OpenMP provides symmetric multiprocessing (SMP) with the following major features:
Relieves the user from having to deal with the low-level details of iteration space partitioning, data sharing, and thread creation, scheduling, and synchronization.
Provides benefit of performance available from shared memory multiprocessor and multi-core processor systems on all supported Intel architectures, including those processors with Hyper-Threading Technology.
The compiler performs transformations to generate multithreaded code based on a developer's placement of OpenMP directives in the source program making it easy to add threading to existing software. The Intel compiler supports all of the current industry-standard OpenMP directives and compiles parallel programs annotated with OpenMP directives.
The compiler provides Intel-specific extensions to the OpenMP Version 3.1 specification including run-time library routines and environment variables. However, these extensions are only supported by the Intel compilers. A summary of the compiler options that apply to OpenMP* appears in OpenMP* Options Quick Reference.
Options that use OpenMP* are available for both Intel® and non-Intel microprocessors but these options may perform additional optimizations on Intel® microprocessors than they perform on non-Intel microprocessors. The list of major, user-visible OpenMP* constructs and features that may perform differently on Intel® vs. non-Intel microprocessors includes: locks (internal and user visible), the SINGLE construct, barriers (explicit and implicit), parallel loop scheduling, reductions, memory allocation, and thread affinity and binding.
To compile with OpenMP, you need to prepare your program by annotating the code with OpenMP directives . The Intel compiler processes the application and internally produces a multithreaded version of the code which is then compiled. The output is an executable with the parallelism implemented by threads that execute parallel regions or constructs.

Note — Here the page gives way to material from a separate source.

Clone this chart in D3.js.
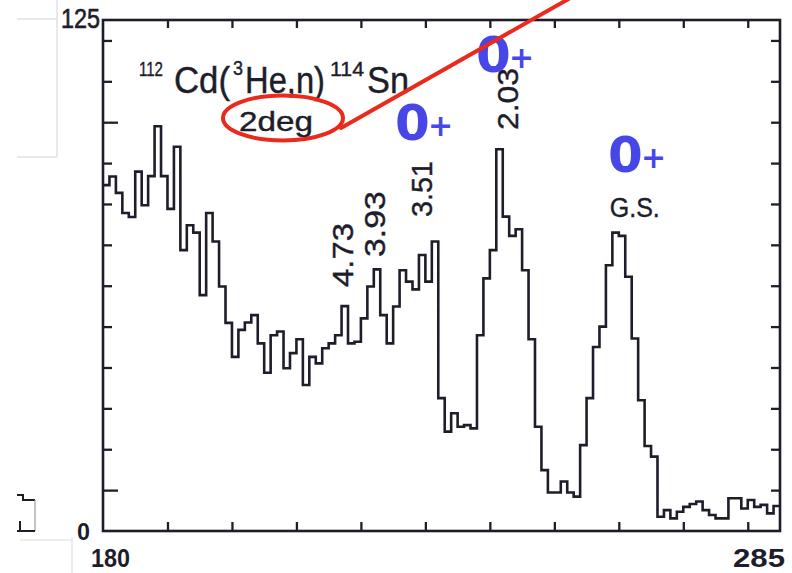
<!DOCTYPE html>
<html>
<head>
<meta charset="utf-8">
<script src="https://cdn.jsdelivr.net/npm/d3@7"></script>
<style>
  html, body { margin: 0; padding: 0; background: #ffffff; }
  svg { display: block; }
</style>
</head>
<body>
<svg id="chart" width="792" height="573"></svg>
<script>
// Neutron time-of-flight spectrum, 112Cd(3He,n)114Sn at 2 degrees.
// One count value per channel, channels 180 .. 284.
const counts = [
  // 180 - 203
  84.6, 86.7, 82.7, 77.8, 76.8, 87.9, 79.7, 86.8, 99, 86.8, 78.8, 94,
  68.7, 74.8, 73, 57.7, 77.8, 70.8, 59.8, 50.9, 42.6, 49.2, 51, 52.8,
  // 204 - 231
  45.9, 38.7, 47.9, 48.8, 39.8, 43.5, 46.9, 35.7, 42.6, 41, 44.7, 45.9,
  47.9, 55, 45.9, 46.3, 52, 59.8, 64, 52.8, 45.9, 54.9, 63.8, 61,
  59.1, 67.5, 61, 70.8,
  // 232 - 253
  32.5, 24.3, 28.8, 25.5, 25.9, 25.1, 47.9, 61.8, 68.7, 93.4, 76.9, 72.2,
  73.8, 63.8, 46.9, 25.5, 14.9, 9.4, 9.4, 12.1, 9.4, 8.4,
  // 254 - 265
  21, 32.5, 45, 50, 65, 73, 72.2, 62.2, 47.1, 32, 20.8, 18.2,
  // 266 - 284
  3.5, 5.1, 3.1, 4.7, 5.9, 6.6, 7.2, 5.1, 3.9, 3.1, 3.1, 8, 8, 5.5,
  7.6, 5.9, 6.4, 4.3, 6.1
];

const channelDomain = [180, 285];
const countDomain = [0, 125];
const xTickValues = [190, 200, 210, 220, 230, 240, 250, 260, 270, 280];
const yTickValues = [10, 20, 30, 40, 50, 60, 70, 80, 90, 100, 110, 120];
const yLongTicks = [10, 100];
const xEndLabels = ["180", "285"];
const yEndLabels = ["0", "125"];

// Excitation energies (MeV) of the populated 114Sn states, with label anchors
const levelLabels = ["4.73", "3.93", "3.51", "2.03"];
const levelAnchorChannel = [218.8, 223.7, 231.0, 244.4];
const levelAnchorCount = [59.7, 67.0, 76.8, 98.1];
const levelLabelLength = [64, 66, 56, 62];

const ink = "#1d1d2b";
const blue = "#4746e6";
const red = "#ea2a1c";
const font = "'Liberation Sans', Arial, Helvetica, sans-serif";

const svg = d3.select("#chart");

const x = d3.scaleLinear().domain(channelDomain).range([103, 780]);
const y = d3.scaleLinear().domain(countDomain).range([531, 20]);

// faint marks left over along the page edge
const faint = svg.append("g");
faint.append("path").attr("d", "M17,19 H57 M57,0 V157 M17,157 H57")
  .attr("fill", "none").attr("stroke", "#e2e2e6").attr("stroke-width", 1.5);
faint.append("path").attr("d", "M20,540 H72 M72,537 V573")
  .attr("fill", "none").attr("stroke", "#e6e8ec").attr("stroke-width", 1.5);
faint.append("path").attr("d", "M17,495 H23 V500 H35")
  .attr("fill", "none").attr("stroke", ink).attr("stroke-width", 2);
faint.append("path").attr("d", "M35,500 V531")
  .attr("fill", "none").attr("stroke", "#9a9aa4").attr("stroke-width", 1.2);
faint.append("path").attr("d", "M17,531 H35 M20,531 V521")
  .attr("fill", "none").attr("stroke", ink).attr("stroke-width", 2);

// histogram drawn as a step line, one step per channel
const steps = counts.map((c, i) => [channelDomain[0] + i, c]);
steps.push([channelDomain[0] + counts.length, counts[counts.length - 1]]);
const stepLine = d3.line()
  .x(d => x(d[0]))
  .y(d => y(d[1]))
  .curve(d3.curveStepAfter);

svg.append("path")
  .datum(steps)
  .attr("d", stepLine)
  .attr("fill", "none")
  .attr("stroke", ink)
  .attr("stroke-width", 2.6)
  .attr("stroke-linejoin", "miter");

// frame with inward ticks on all four sides
function styleAxis(g) {
  g.select(".domain").remove();
  g.selectAll(".tick line").attr("stroke", ink).attr("stroke-width", 2.3);
  g.selectAll(".tick text").remove();
}

svg.append("g")
  .attr("transform", `translate(${x(channelDomain[0])},0)`)
  .call(d3.axisLeft(y).tickValues(yTickValues).tickSize(-9).tickFormat(""))
  .call(styleAxis)
  .selectAll(".tick line")
  .attr("x2", d => yLongTicks.includes(d) ? 15 : 9);

svg.append("g")
  .attr("transform", `translate(${x(channelDomain[1])},0)`)
  .call(d3.axisRight(y).tickValues(yTickValues).tickSize(-9).tickFormat(""))
  .call(styleAxis);

svg.append("g")
  .attr("transform", `translate(0,${y(countDomain[1])})`)
  .call(d3.axisTop(x).tickValues(xTickValues).tickSize(-8).tickFormat(""))
  .call(styleAxis);

svg.append("g")
  .attr("transform", `translate(0,${y(countDomain[0])})`)
  .call(d3.axisBottom(x).tickValues(xTickValues).tickSize(-9).tickFormat(""))
  .call(styleAxis);

svg.append("rect")
  .attr("x", x(channelDomain[0]))
  .attr("y", y(countDomain[1]))
  .attr("width", x(channelDomain[1]) - x(channelDomain[0]))
  .attr("height", y(countDomain[0]) - y(countDomain[1]))
  .attr("fill", "none")
  .attr("stroke", ink)
  .attr("stroke-width", 2.6);

// plain text helper with fixed run length
function label(txt, px, py, size, len, weight) {
  return svg.append("text")
    .attr("x", px).attr("y", py)
    .attr("font-family", font)
    .attr("font-size", size)
    .attr("font-weight", weight || "normal")
    .attr("fill", ink)
    .attr("stroke", ink)
    .attr("stroke-width", weight === "bold" ? 0 : 0.4)
    .attr("textLength", len)
    .attr("lengthAdjust", "spacingAndGlyphs")
    .text(txt);
}

// axis end labels
label(yEndLabels[1], x(channelDomain[0]) - 42, y(countDomain[1]) + 8, 27, 39)
  .attr("stroke-width", 0.6);
label(yEndLabels[0], x(channelDomain[0]) - 26, y(countDomain[0]) + 9, 24, 13, "bold");
label(xEndLabels[0], x(channelDomain[0]) - 12, y(countDomain[0]) + 36, 26, 39, "bold");
label(xEndLabels[1], x(channelDomain[1]) - 47, y(countDomain[0]) + 36, 25, 52, "bold");

// reaction title
label("112", 139, 76, 20, 24);
label("Cd(", 174, 93, 36, 56);
label("3", 233, 75, 20, 10);
label("He,n)", 245, 93, 36, 80);
label("114", 330, 76, 20, 34);
label("Sn", 367, 93, 36, 42);
label("2deg", 239, 131, 27, 74);

// level energies, rotated to read upwards
levelLabels.forEach((t, i) => {
  const px = x(levelAnchorChannel[i]);
  const py = y(levelAnchorCount[i]);
  svg.append("text")
    .attr("x", px).attr("y", py)
    .attr("transform", `rotate(-90,${px},${py})`)
    .attr("font-family", font)
    .attr("font-size", 30)
    .attr("fill", ink)
    .attr("stroke", ink)
    .attr("stroke-width", 0.4)
    .attr("textLength", levelLabelLength[i])
    .attr("lengthAdjust", "spacingAndGlyphs")
    .text(t);
});
label("G.S.", x(258.6), y(76.8), 27, 50);

// 0+ spin-parity marks
const spinMarks = [[395, 140], [476, 72], [608, 172]];
spinMarks.forEach(([px, py]) => {
  svg.append("text").attr("x", px).attr("y", py)
    .attr("font-family", "'DejaVu Sans', Verdana, sans-serif")
    .attr("font-weight", "bold").attr("font-size", 50)
    .attr("fill", blue).text("0");
  svg.append("text").attr("x", px + 33).attr("y", py - 4)
    .attr("font-family", "'DejaVu Sans', Verdana, sans-serif")
    .attr("font-weight", "bold").attr("font-size", 30)
    .attr("fill", blue).text("+");
});

// red callout around the angle
svg.append("ellipse")
  .attr("cx", 283).attr("cy", 118).attr("rx", 60).attr("ry", 22.5)
  .attr("fill", "none").attr("stroke", red).attr("stroke-width", 4);
svg.append("line")
  .attr("x1", 341).attr("y1", 128).attr("x2", 572).attr("y2", -3)
  .attr("stroke", red).attr("stroke-width", 4).attr("stroke-linecap", "round");
</script>
</body>
</html>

The OpenMP specification does not define interoperability of multiple implementations; therefore, the OpenMP implementation supported by other compilers and OpenMP support in Intel compilers might not be interoperable. Even if you compile and build the entire application with one compiler, be aware that different compilers might not provide OpenMP source compatibility that would allow you to compile and link the same set of application sources with a different compiler and get the expected parallel execution results.
Intel compilers include two sets of OpenMP libraries, as described in OpenMP Source Compatibility and Interoperability with Other Compilers.